◆ **TO DO**
From the listing below, pick out each line with the word "this".

◆ **PROVIDED ENTRIES**
## BEGIN

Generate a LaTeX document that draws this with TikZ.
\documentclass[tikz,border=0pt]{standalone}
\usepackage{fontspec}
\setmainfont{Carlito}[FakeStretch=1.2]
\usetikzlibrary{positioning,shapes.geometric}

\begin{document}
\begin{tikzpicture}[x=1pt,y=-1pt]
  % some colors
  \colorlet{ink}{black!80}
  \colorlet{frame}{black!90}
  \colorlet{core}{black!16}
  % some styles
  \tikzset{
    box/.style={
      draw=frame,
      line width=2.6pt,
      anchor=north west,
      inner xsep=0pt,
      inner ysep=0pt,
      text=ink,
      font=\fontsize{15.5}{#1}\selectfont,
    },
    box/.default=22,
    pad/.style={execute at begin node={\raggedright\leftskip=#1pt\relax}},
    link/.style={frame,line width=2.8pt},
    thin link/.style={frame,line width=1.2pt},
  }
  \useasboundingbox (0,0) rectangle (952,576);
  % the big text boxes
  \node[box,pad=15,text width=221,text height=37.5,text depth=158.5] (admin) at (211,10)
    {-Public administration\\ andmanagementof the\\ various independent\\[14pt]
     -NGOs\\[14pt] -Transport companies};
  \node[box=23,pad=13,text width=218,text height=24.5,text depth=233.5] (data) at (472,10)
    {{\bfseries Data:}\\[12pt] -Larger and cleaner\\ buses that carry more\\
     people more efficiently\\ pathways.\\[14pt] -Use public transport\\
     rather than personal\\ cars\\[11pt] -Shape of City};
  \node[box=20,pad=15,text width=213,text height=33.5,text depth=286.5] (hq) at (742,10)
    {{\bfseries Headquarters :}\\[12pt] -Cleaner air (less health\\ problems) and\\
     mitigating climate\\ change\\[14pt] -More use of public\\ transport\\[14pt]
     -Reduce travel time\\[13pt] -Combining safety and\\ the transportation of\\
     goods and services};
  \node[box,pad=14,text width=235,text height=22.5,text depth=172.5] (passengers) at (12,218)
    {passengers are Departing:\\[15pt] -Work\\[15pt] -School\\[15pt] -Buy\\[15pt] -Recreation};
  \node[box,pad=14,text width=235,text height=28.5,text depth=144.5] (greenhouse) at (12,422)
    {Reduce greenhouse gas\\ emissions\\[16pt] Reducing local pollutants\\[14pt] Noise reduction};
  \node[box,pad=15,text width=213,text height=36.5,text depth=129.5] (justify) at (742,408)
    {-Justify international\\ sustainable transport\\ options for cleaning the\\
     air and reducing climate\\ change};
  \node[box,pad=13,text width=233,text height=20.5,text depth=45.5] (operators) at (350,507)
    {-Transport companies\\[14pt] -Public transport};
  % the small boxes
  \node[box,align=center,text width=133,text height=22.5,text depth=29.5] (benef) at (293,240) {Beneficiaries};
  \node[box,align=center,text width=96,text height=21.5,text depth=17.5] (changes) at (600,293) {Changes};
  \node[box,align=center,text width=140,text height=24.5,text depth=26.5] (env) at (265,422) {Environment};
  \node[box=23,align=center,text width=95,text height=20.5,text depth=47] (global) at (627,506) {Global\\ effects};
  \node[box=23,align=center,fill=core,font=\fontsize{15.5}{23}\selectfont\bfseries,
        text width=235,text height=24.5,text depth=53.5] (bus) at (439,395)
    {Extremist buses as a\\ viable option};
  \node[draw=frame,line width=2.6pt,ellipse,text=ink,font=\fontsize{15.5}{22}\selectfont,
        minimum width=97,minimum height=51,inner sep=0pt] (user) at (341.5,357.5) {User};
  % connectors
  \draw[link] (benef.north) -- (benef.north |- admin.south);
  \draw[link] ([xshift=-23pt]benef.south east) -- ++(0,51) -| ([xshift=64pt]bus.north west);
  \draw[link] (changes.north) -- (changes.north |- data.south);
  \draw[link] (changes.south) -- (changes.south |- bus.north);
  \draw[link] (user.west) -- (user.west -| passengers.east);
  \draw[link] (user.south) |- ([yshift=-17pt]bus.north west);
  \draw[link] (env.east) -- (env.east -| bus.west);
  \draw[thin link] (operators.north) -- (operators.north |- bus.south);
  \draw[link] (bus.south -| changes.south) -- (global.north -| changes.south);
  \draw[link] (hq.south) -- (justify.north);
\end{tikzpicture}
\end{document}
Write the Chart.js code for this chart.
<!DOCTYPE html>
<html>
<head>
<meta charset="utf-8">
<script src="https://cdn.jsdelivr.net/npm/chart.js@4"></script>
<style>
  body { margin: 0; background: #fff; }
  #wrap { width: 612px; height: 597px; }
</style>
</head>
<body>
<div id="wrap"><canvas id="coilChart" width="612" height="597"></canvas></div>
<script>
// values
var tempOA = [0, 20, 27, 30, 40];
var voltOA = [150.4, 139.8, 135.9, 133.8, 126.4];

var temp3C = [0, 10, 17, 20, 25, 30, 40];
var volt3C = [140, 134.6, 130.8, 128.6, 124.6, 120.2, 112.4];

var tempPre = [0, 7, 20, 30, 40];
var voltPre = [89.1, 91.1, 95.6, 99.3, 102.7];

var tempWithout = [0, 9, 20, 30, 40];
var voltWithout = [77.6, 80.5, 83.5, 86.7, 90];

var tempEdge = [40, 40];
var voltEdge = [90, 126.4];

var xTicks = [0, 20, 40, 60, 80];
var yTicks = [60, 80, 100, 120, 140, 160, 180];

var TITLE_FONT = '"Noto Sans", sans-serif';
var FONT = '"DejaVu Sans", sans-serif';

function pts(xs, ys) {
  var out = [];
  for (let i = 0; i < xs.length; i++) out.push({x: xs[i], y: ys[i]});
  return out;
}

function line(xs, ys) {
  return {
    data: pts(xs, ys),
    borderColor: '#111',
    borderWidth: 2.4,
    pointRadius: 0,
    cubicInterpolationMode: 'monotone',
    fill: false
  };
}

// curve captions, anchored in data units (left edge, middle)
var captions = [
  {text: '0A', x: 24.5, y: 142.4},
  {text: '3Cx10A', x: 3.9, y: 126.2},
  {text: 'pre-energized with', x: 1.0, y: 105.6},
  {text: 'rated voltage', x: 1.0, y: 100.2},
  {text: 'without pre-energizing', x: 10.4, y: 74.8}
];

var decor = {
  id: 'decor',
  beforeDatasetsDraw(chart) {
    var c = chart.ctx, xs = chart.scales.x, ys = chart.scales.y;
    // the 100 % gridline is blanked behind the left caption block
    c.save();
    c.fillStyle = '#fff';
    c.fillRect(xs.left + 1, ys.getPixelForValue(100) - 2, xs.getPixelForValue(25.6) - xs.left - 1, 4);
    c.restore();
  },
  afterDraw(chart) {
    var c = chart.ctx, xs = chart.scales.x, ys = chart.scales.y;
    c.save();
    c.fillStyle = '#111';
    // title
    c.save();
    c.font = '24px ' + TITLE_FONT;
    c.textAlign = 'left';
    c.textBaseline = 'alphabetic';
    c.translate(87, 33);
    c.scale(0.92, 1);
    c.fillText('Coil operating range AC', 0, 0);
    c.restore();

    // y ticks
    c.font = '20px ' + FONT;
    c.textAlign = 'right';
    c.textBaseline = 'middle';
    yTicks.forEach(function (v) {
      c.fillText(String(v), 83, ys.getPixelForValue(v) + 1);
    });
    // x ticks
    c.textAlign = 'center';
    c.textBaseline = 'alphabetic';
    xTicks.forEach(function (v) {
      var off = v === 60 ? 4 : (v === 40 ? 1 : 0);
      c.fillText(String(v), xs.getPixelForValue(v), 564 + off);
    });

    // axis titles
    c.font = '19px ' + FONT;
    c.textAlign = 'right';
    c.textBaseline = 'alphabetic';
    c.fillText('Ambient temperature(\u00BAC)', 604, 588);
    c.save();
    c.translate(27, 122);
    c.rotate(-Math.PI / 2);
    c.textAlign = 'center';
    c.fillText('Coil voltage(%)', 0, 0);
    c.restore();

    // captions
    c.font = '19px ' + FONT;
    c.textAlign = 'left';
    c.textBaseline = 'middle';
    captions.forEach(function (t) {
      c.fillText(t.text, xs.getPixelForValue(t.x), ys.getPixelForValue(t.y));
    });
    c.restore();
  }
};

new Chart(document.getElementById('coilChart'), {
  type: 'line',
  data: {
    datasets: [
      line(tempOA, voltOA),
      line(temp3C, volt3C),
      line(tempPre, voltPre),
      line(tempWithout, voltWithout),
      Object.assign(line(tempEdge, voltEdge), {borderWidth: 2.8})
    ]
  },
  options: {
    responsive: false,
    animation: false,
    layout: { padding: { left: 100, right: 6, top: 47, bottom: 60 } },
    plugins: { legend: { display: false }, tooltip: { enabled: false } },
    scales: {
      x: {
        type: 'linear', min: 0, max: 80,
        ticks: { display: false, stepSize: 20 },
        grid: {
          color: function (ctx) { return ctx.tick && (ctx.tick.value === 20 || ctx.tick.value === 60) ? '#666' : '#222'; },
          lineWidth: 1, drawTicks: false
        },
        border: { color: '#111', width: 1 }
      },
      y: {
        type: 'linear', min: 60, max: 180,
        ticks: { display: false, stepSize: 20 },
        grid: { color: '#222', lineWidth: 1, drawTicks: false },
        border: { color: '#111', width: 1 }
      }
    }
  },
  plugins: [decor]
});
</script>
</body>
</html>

## END
## BEGIN

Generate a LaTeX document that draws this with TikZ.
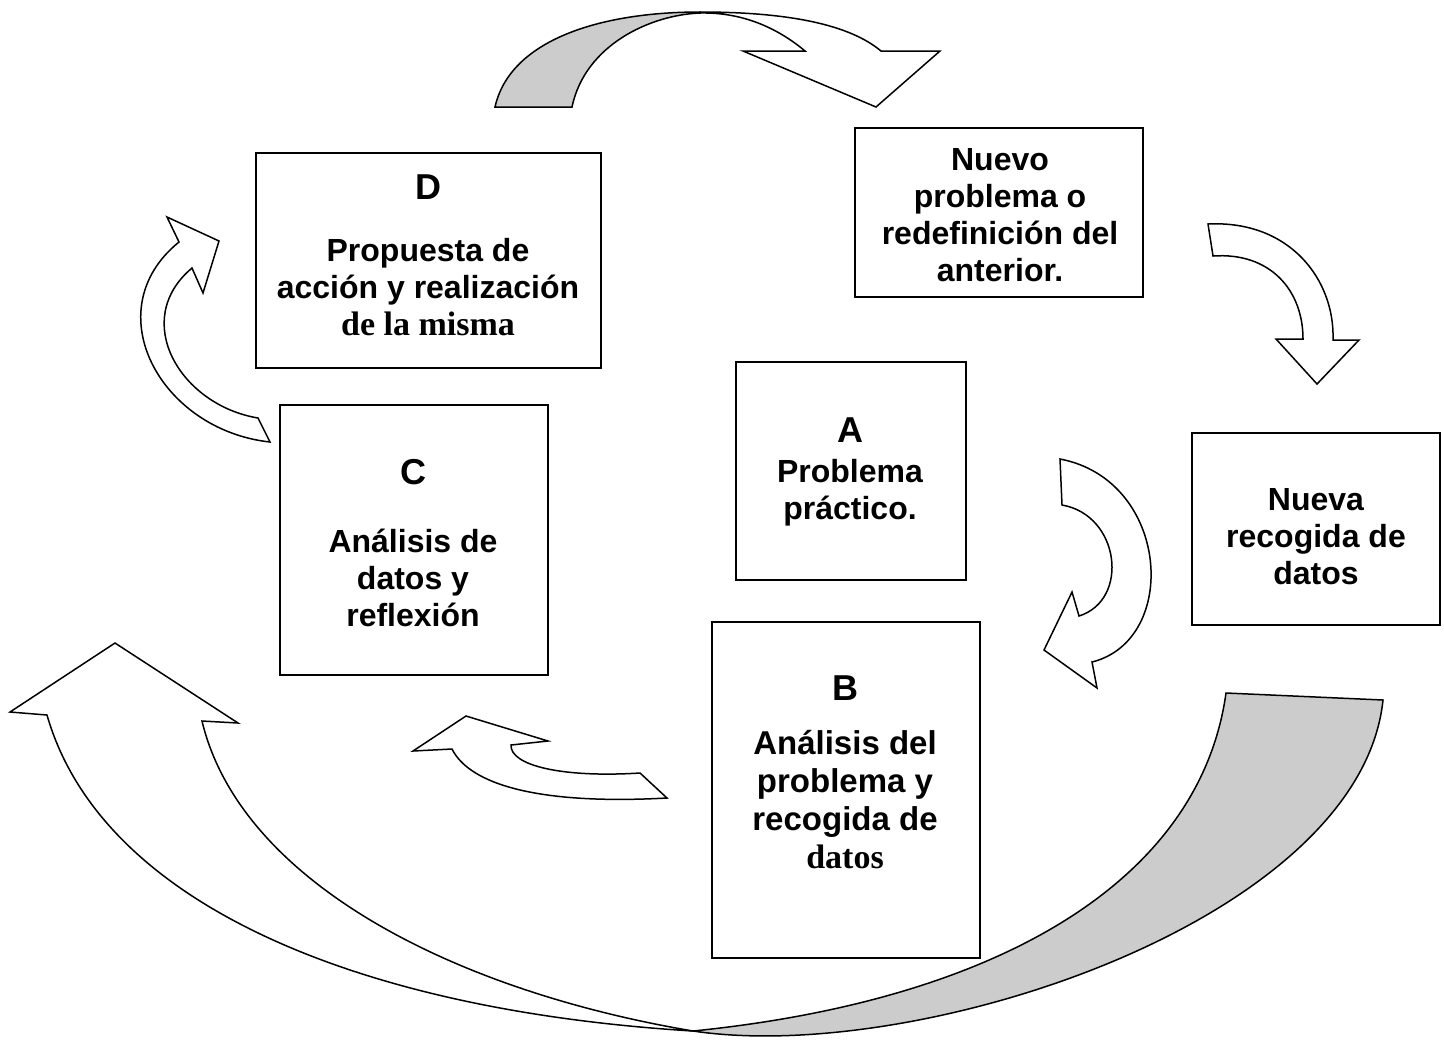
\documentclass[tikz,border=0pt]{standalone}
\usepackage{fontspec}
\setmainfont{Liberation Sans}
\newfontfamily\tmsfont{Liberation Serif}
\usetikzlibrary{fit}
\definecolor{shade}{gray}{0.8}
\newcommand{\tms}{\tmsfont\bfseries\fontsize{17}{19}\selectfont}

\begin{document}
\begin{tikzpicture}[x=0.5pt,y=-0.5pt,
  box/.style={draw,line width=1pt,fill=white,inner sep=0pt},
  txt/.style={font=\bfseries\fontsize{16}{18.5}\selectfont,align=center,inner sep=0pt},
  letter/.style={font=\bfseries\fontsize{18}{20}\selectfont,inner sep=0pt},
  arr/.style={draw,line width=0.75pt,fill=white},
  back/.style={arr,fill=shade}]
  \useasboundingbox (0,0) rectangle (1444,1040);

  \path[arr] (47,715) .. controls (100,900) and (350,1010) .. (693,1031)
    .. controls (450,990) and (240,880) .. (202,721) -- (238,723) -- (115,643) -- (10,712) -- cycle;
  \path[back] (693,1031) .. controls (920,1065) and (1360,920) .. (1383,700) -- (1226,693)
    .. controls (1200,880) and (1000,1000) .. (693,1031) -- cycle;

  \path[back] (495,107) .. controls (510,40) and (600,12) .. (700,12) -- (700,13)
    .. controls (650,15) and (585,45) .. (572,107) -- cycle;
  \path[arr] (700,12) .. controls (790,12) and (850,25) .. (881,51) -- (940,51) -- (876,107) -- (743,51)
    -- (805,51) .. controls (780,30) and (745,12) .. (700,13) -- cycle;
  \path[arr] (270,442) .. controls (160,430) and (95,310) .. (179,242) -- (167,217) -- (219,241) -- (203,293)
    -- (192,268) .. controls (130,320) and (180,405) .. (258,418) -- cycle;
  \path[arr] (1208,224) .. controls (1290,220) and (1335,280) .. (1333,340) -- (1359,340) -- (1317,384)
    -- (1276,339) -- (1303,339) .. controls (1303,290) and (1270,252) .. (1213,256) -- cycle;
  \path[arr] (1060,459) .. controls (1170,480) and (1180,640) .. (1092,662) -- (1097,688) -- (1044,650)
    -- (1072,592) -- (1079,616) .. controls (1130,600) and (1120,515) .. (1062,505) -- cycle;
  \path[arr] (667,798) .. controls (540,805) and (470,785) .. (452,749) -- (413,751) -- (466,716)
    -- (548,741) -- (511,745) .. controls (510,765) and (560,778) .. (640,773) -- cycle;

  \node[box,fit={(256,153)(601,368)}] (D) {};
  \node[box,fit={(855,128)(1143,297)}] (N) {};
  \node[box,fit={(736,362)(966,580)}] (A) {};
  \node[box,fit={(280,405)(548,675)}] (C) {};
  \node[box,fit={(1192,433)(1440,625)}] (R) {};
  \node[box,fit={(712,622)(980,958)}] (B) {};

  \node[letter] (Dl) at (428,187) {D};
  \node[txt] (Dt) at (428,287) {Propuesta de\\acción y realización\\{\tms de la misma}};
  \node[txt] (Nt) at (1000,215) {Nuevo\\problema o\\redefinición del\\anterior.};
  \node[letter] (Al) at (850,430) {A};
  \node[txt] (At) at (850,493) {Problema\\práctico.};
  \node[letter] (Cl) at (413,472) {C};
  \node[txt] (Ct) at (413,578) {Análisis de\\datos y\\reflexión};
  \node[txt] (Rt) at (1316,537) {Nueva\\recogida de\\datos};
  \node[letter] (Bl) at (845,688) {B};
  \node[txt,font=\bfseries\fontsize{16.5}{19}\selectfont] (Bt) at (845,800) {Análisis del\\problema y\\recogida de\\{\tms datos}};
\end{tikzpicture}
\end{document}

## END
## BEGIN

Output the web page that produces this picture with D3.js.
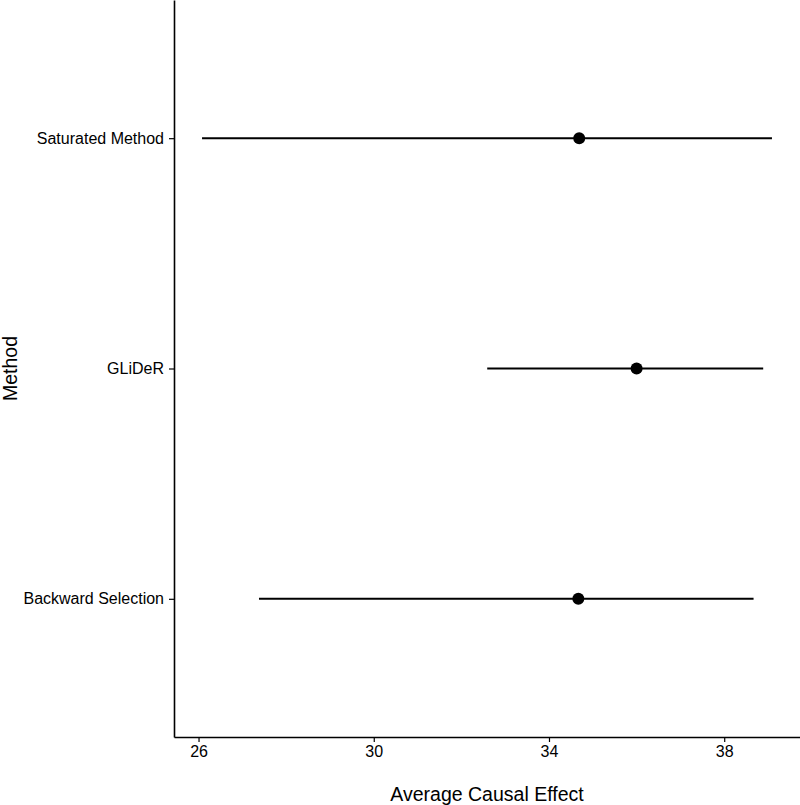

## END

◆ **SOLUTION BELOW**
Generate a LaTeX document that draws this with TikZ.
Write the Chart.js code for this chart.
Generate a LaTeX document that draws this with TikZ.
Output the web page that produces this picture with D3.js.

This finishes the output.